What to produce » Check each line of the entries below for the string "code" and state how many lines have it, with no other text.

━━━━━ Record excerpts ━━━━━

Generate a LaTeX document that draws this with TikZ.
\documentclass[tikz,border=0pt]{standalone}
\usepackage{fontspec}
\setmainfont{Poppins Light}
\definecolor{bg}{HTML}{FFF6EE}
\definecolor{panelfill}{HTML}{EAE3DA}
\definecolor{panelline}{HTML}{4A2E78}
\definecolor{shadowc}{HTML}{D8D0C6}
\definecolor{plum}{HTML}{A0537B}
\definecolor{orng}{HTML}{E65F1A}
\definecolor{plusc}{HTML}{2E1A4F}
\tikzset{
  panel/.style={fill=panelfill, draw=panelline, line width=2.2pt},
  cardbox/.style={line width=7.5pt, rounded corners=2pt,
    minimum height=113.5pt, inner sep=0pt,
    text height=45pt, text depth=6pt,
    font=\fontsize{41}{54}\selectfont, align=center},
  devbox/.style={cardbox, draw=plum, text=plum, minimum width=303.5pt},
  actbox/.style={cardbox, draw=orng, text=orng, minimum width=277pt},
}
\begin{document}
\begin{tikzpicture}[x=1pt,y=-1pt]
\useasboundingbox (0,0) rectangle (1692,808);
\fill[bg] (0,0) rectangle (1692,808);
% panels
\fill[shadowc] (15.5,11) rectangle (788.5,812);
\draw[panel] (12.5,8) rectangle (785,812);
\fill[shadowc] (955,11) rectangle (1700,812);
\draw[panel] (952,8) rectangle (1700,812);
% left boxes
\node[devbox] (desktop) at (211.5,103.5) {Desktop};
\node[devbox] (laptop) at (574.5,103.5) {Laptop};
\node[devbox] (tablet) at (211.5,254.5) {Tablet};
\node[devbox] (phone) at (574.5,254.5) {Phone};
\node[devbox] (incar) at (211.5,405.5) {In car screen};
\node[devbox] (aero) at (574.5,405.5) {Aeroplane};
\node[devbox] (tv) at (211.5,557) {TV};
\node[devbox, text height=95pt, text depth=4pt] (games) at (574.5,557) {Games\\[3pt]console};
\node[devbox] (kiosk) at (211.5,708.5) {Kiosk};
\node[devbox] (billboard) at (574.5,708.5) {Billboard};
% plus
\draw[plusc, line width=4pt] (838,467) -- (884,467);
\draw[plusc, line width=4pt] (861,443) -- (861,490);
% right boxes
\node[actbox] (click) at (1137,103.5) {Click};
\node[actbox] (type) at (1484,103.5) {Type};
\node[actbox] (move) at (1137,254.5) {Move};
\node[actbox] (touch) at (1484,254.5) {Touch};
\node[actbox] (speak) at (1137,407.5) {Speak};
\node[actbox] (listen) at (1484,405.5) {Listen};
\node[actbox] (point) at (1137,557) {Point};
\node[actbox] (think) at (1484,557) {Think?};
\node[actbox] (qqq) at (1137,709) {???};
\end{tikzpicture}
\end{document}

━━━━━
━━━━━ Record excerpts ━━━━━

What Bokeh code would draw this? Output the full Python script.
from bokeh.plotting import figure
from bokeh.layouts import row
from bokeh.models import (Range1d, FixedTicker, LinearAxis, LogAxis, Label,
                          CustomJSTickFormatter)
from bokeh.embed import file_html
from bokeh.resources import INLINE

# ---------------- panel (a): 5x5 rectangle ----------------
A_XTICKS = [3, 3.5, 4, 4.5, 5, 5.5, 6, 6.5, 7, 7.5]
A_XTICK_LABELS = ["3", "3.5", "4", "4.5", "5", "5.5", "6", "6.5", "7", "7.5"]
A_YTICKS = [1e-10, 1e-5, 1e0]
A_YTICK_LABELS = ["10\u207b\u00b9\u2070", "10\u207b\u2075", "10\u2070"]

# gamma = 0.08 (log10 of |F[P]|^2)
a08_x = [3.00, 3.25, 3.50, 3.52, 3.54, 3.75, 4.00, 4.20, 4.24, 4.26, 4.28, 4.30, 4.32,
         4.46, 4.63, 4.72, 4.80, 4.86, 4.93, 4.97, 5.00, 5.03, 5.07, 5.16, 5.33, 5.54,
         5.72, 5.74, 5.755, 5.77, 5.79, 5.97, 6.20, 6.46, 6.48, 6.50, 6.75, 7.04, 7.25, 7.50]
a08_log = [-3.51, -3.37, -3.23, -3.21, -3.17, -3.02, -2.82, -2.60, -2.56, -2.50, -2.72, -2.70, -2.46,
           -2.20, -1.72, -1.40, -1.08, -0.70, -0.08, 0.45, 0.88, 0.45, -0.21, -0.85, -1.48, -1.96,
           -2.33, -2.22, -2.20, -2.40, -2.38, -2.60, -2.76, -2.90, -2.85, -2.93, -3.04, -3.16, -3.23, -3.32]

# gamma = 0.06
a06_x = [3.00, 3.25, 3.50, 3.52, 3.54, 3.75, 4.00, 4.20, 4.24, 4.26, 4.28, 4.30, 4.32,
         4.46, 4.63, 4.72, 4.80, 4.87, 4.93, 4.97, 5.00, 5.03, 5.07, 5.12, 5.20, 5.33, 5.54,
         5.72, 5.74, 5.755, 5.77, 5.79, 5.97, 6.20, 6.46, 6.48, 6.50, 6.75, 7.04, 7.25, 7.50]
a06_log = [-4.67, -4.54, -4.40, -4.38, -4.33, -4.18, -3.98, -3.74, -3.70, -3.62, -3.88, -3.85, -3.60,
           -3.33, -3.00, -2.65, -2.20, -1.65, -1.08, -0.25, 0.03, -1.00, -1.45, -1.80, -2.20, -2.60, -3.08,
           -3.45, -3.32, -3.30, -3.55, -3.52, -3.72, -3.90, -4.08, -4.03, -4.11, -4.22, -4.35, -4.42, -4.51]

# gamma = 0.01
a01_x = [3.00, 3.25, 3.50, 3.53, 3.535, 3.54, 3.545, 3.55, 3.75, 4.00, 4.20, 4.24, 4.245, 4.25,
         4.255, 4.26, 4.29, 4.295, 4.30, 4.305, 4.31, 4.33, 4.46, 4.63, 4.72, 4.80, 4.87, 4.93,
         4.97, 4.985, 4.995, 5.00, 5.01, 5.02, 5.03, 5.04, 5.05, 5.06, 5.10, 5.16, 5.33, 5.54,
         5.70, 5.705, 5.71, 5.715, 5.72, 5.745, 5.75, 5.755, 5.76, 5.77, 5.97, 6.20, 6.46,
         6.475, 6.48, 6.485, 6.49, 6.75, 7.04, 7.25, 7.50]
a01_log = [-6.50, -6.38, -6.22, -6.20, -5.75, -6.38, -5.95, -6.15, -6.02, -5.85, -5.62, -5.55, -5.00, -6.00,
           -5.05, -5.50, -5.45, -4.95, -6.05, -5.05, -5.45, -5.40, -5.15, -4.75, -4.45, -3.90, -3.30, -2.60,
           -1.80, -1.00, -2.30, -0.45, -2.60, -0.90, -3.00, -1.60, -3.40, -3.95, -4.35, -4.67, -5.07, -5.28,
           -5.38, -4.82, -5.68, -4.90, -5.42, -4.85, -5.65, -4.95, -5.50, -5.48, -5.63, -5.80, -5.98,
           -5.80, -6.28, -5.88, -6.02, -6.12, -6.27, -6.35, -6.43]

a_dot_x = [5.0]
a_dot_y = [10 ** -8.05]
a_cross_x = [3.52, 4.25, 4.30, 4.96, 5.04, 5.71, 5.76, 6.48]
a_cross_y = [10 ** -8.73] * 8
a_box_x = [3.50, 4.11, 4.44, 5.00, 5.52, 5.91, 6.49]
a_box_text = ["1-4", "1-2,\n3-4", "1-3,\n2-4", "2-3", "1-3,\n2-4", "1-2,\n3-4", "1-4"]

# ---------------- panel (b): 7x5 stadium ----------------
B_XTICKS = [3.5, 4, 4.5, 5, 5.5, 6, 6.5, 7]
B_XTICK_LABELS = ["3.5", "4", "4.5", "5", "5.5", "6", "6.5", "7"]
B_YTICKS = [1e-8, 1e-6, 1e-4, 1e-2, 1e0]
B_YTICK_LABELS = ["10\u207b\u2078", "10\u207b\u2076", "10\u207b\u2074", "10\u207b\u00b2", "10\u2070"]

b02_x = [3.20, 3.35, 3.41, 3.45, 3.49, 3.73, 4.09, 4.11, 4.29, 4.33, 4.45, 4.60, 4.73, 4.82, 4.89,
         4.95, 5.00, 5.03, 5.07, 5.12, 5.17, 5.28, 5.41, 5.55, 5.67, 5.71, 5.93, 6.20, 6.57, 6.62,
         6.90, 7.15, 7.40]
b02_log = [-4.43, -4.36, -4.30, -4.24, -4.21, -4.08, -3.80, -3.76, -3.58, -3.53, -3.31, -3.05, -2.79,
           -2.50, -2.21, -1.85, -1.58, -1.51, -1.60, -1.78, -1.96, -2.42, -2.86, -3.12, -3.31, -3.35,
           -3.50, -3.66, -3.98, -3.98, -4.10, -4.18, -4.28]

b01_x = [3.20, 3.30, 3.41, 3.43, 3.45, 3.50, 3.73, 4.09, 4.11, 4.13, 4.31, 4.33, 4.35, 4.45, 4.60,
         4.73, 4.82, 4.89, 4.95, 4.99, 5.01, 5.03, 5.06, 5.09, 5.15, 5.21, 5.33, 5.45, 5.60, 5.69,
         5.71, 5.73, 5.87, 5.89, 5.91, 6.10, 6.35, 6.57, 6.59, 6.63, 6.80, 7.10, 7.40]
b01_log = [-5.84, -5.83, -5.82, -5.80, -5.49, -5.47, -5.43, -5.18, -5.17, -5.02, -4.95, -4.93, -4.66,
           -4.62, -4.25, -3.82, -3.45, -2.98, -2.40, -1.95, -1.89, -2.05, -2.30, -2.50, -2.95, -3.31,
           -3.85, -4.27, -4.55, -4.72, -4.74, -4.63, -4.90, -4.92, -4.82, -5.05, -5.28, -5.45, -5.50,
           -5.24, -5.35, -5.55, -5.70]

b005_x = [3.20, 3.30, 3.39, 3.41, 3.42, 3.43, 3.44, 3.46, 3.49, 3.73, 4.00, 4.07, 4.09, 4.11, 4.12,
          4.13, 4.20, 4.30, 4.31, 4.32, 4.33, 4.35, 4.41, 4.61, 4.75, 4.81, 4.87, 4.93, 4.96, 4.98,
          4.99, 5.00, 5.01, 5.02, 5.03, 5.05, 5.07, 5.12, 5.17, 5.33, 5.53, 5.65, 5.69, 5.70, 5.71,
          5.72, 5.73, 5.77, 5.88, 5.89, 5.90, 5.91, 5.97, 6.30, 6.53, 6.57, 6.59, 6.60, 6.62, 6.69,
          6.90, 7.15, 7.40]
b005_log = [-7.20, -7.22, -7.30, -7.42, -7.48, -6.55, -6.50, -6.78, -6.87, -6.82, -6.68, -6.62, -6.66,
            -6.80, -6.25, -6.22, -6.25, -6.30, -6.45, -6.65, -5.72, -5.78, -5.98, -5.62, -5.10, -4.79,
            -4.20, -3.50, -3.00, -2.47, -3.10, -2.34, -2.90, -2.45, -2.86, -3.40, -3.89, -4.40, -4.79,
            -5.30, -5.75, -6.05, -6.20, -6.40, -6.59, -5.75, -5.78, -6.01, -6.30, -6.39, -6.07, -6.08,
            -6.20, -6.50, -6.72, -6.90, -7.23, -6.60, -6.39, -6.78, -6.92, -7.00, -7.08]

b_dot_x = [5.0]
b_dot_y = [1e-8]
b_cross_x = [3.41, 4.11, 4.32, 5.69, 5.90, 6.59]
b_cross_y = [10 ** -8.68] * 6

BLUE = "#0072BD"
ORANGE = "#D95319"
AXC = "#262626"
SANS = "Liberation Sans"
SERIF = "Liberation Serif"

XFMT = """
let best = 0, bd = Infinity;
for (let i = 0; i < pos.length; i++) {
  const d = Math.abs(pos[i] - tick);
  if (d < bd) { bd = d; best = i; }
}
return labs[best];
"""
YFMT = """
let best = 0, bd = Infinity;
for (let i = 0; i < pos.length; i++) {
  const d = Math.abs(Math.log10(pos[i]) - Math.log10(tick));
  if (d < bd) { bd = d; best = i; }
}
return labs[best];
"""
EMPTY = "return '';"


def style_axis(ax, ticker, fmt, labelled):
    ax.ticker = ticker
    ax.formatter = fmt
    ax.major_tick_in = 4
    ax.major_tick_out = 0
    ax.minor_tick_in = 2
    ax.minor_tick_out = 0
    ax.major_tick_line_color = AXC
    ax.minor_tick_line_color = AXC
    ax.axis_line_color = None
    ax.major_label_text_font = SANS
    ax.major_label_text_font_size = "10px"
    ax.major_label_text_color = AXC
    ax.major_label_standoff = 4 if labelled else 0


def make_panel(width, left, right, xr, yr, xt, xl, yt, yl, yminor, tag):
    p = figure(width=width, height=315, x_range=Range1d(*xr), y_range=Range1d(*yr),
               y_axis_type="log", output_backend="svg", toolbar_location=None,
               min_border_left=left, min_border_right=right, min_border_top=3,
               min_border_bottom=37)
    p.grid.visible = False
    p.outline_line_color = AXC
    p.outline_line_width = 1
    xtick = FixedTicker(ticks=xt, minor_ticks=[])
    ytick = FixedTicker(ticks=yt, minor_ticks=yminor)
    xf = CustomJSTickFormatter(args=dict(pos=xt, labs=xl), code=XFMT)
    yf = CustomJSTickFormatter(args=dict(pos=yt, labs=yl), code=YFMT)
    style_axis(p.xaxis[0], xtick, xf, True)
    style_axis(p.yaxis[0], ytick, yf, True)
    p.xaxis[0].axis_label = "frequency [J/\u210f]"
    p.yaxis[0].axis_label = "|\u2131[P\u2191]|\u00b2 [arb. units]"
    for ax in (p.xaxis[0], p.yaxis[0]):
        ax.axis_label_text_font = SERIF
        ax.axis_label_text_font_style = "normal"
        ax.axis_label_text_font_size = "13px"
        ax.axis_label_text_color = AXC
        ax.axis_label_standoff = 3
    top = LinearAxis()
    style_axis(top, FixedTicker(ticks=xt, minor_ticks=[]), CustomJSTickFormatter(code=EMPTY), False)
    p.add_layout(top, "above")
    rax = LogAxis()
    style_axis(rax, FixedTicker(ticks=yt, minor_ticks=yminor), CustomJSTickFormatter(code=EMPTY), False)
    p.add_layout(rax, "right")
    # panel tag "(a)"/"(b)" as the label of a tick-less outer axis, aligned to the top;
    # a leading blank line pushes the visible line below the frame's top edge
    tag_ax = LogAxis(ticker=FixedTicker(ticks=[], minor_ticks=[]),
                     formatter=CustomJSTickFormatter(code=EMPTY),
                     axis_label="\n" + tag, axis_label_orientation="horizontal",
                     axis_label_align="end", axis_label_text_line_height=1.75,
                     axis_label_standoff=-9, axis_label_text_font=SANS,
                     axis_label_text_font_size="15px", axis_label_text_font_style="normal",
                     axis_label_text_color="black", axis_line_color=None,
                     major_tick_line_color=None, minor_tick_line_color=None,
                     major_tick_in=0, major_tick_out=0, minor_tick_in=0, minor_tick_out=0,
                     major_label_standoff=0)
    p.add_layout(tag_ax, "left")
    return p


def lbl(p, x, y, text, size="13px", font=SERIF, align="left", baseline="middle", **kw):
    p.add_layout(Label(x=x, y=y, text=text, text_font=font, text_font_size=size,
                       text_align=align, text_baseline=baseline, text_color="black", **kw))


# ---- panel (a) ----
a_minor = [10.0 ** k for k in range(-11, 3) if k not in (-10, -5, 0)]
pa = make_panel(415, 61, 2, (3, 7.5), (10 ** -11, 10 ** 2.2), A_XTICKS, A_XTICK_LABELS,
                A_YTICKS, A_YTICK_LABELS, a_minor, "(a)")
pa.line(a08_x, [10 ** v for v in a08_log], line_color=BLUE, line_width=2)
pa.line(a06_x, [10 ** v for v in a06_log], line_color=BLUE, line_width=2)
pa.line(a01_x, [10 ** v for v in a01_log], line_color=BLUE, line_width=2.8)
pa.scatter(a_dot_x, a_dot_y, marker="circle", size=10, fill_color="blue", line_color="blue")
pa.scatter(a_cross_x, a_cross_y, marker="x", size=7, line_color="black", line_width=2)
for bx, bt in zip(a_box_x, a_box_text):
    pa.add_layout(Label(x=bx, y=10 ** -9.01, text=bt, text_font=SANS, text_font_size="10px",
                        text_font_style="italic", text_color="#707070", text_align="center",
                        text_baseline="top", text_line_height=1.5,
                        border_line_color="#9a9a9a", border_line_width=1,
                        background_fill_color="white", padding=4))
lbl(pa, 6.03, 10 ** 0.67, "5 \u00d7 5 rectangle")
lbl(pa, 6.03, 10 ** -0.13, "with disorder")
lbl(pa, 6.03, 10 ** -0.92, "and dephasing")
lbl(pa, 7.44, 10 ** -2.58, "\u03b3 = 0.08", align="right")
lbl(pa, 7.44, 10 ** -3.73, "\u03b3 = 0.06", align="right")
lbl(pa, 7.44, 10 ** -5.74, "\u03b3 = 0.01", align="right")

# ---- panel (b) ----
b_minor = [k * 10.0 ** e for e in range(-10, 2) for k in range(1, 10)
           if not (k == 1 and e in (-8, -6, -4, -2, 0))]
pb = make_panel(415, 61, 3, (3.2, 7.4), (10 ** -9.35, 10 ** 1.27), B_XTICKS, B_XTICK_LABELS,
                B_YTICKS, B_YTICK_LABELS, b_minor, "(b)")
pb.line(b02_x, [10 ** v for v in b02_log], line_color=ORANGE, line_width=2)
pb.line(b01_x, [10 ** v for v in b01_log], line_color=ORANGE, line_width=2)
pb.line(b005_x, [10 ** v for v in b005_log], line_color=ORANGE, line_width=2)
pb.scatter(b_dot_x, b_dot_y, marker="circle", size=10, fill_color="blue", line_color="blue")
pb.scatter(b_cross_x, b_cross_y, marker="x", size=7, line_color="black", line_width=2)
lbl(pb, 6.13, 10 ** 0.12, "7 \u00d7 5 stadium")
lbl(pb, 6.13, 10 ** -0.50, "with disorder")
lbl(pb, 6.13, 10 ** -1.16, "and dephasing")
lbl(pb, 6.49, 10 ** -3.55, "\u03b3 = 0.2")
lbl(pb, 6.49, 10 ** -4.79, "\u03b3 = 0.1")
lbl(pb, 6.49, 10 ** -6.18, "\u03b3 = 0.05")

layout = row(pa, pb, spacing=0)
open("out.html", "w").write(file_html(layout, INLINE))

━━━━━
━━━━━ Record excerpts ━━━━━

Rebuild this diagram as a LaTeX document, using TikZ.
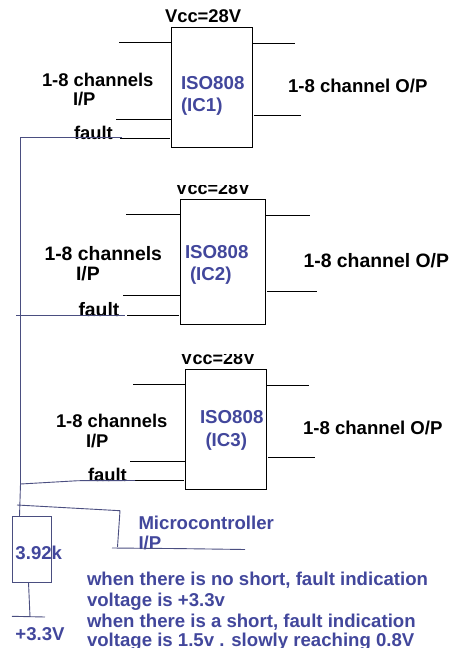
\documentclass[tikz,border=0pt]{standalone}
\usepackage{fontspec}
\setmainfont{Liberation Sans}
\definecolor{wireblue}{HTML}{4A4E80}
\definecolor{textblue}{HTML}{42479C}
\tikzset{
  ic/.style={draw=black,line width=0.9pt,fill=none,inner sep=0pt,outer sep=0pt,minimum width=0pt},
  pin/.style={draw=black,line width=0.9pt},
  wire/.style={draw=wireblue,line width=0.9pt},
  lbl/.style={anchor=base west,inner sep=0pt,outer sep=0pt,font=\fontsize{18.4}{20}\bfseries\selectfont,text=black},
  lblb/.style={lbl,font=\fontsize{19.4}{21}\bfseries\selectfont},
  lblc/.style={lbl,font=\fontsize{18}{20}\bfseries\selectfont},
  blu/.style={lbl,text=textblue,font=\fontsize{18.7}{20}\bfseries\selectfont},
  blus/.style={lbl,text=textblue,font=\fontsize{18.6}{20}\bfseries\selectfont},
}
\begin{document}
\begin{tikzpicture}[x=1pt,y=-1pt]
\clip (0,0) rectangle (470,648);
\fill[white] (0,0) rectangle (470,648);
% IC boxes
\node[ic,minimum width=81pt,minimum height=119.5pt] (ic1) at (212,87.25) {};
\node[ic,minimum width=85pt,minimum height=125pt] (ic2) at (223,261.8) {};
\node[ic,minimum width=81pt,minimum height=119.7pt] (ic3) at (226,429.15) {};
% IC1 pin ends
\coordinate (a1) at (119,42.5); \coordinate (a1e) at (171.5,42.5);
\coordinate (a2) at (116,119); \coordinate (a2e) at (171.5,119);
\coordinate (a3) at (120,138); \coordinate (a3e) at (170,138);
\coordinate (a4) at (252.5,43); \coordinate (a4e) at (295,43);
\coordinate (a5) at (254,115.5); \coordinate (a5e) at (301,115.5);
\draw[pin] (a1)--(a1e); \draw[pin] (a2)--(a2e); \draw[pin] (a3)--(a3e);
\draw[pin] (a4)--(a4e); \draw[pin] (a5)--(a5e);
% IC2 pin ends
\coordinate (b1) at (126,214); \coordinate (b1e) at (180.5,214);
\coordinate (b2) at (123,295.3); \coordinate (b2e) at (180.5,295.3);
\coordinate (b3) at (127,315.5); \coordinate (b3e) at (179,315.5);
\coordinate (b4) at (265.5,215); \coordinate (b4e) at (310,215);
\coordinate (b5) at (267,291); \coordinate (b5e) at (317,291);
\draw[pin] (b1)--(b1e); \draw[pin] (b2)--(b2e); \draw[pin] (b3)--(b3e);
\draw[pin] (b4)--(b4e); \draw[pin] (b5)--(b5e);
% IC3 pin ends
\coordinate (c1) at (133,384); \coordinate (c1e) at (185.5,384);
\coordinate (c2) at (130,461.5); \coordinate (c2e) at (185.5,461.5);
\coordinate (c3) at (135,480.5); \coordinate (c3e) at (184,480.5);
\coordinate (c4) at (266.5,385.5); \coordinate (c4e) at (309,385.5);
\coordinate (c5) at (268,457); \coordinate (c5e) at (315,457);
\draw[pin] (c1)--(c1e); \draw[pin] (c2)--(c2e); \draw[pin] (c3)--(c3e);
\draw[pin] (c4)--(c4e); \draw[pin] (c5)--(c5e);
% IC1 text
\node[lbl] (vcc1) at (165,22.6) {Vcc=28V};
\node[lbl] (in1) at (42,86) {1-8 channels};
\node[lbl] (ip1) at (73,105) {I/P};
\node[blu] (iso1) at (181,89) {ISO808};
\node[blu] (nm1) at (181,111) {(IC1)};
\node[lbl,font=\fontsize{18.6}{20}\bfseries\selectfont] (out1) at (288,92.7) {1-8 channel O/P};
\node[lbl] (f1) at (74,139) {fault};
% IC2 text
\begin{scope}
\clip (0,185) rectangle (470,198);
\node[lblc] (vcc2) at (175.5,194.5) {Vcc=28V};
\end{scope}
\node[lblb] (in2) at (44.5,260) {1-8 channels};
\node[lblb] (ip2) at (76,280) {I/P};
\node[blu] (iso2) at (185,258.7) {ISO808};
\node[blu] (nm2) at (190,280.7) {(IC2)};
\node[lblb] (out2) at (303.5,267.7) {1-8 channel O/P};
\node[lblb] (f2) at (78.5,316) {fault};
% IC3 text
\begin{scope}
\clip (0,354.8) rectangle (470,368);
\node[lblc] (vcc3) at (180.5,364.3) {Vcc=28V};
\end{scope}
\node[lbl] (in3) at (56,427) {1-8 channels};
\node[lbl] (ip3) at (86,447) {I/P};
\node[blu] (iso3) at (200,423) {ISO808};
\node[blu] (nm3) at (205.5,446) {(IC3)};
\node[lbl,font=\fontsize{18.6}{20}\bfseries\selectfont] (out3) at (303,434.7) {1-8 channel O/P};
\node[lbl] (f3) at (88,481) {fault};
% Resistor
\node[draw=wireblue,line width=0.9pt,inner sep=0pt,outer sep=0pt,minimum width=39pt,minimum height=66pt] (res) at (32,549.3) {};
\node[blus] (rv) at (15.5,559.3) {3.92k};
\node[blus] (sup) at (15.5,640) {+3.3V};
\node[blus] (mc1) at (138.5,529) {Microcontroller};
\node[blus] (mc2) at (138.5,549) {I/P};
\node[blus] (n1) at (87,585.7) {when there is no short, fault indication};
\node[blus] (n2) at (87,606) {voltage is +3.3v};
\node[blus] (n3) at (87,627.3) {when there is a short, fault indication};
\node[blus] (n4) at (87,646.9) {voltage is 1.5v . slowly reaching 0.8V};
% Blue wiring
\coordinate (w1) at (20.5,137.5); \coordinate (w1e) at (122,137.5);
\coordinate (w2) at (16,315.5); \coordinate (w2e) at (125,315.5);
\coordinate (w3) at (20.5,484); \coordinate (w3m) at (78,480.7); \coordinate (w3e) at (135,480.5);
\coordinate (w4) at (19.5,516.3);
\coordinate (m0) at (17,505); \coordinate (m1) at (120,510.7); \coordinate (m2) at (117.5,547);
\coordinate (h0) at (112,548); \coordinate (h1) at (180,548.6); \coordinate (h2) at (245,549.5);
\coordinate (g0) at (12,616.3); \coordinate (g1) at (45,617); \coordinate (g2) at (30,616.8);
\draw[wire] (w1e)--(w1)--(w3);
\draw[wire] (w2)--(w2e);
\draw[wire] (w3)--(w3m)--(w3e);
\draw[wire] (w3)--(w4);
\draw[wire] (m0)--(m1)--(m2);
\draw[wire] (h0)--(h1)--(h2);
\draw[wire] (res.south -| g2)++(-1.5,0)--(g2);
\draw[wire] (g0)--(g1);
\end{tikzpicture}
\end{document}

━━━━━

Reply » 6